Little is known yet about the highly-mutated Omicron variant but experts have already speculated about how it came to exist.

Professor Edward Holmes, who is known for his work on the emergence of infectious diseases, has shared the main theories among his colleagues with the ABC’s medical commentator, Dr Norman Swan.

ABC Health Expert Dr Norman Swan pictured as he speaks about the Omicron strain.
ABC medical commentator Dr Norman Swan has explained the main theories behind the origins of Omicron. Source: ABC

Omicron could have emerged in September

Some believe the new variant of concern has been circulating for several months despite the first case being detected in South Africa in early November.

“Some evolutionary biologists have suggested it may have emerged in September,” he told the ABC’s Coronacast podcast.

Kristian Andersen, an infectious disease researcher at Scripps Research in San Diego, also estimates the virus may have emerged around late September or early October, which suggests it may be spreading slower than it appears to have, according to scientific journal Science.

Covid variant may have evolved in immunocompromised

Another line of thought is that it came from a person who is severely immunocompromised.

Leading South African virologist Professor Alex Segel has published a new paper which outlines a case study of a person with HIV who had a Covid infection for several months.

“Huge amounts of virus being produced, and in fact produced a mutated variant which while not identical to Omicron, it had some evolutionary similarities,” Dr Swan explained.

The study found this particular strain was vaccine resistant.

“Because they have a weakened immune system, they have a weaker antibody response and it gives the virus a chance to mutate around the antibodies and resist them,” he added.

“Whereas a stronger antibody response would knock off the virus and not give the virus a chance to evolve.”

A hospital worker walks amongst patients in the Covid-19 ward at Khayelitsha Hospital on December 29, 2020.
The new variant, dubbed Omicron by the World Health Organisation, was first detected in South Africa. Source: Getty Images (AFP via Getty Images)

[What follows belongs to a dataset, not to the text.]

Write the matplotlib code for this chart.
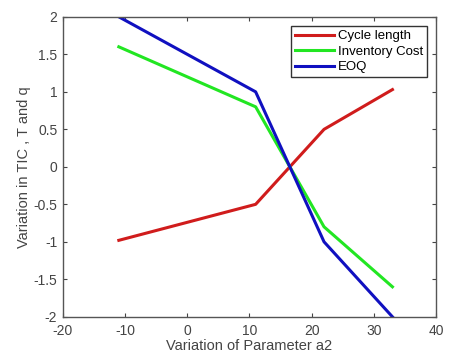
import matplotlib
matplotlib.use("Agg")
import matplotlib.pyplot as plt

# variation of parameter a2 (%)
x_vals = [-11, 11, 22, 33]
cycle_length = [-0.98, -0.5, 0.5, 1.03]
inventory_cost = [1.6, 0.8, -0.8, -1.6]
eoq = [2.0, 1.0, -1.0, -2.0]

plt.rcParams['font.family'] = ['Liberation Sans', 'DejaVu Sans']
plt.rcParams['axes.unicode_minus'] = False

fig = plt.figure(figsize=(4.49, 3.58), dpi=100)
ax = fig.add_axes([0.140, 0.115, 0.831, 0.838])

ax.plot(x_vals, cycle_length, color='#d01c1c', lw=2.2, label='Cycle length')
ax.plot(x_vals, inventory_cost, color='#22e622', lw=2.2, label='Inventory Cost')
ax.plot(x_vals, eoq, color='#1010c0', lw=2.2, label='EOQ')

ax.set_xlim(-20, 40)
ax.set_ylim(-2, 2)
ax.set_xticks([-20, -10, 0, 10, 20, 30, 40])
ax.set_yticks([-2, -1.5, -1, -0.5, 0, 0.5, 1, 1.5, 2])
ax.set_yticklabels(['-2', '-1.5', '-1', '-0.5', '0', '0.5', '1', '1.5', '2'])
ax.tick_params(direction='in', top=True, right=True, length=3, labelsize=10,
               colors='#444444', labelcolor='#444444')
ax.tick_params(axis='y', pad=4)
ax.tick_params(axis='x', pad=5)
for s in ax.spines.values():
    s.set_color('#555555')
    s.set_linewidth(1)

ax.set_xlabel('Variation of Parameter a2', fontsize=10.5, color='#444444', labelpad=1)
ax.set_ylabel('Variation in TIC , T and q', fontsize=10.5, color='#444444', labelpad=2)

leg = ax.legend(loc='upper right', fontsize=9.5, fancybox=False, framealpha=1,
                edgecolor='#333333', borderpad=0.3, labelspacing=0.25,
                handlelength=2.9, handletextpad=0.3, borderaxespad=0.7)
leg.get_frame().set_linewidth(1)

fig.savefig('out.png', dpi=100)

Despite the waning effectiveness of the vaccine, the immunocompromised patient stayed well and didn’t show many symptoms.

“So this is a person who is immunocompromised that you would expect to get battered by Covid-19 but they weren’t. So it was a mild disease in this person," Dr Swan said.

“There are big differences between that virus and Omicron, but it does fit with some of the things you’re hearing about Omicron".

Omicron possibly came from an animal

The third but most unlikely theory is that the virus went back into an animal before reinfecting a human, which could explain the large number of mutations in the Omicron strain.

Dr Swan said the Omicron strain did not appear to have descended from the deadly Delta strain, but rather the B.1.1 lineage, similar to the Alpha variant in the UK.

Fears new strain 'more dangerous'

Early evidence also suggests it resembles the Beta strain, which was previously the most vaccine resistant type of Covid-19, but not contagious enough to overtake the prevalent Delta variant.

“It’s got elements of Beta in it but it has a lot more in addition to Beta which makes it potentially more dangerous," Dr Swan said.

Scientists are still working to determine if Omicron is more transmissible, more at risk of evading diseases or leads to more severe diseases.

The World Health Organisation has warned it poses a “very high” global risk and could lead to surges with “severe consequences”.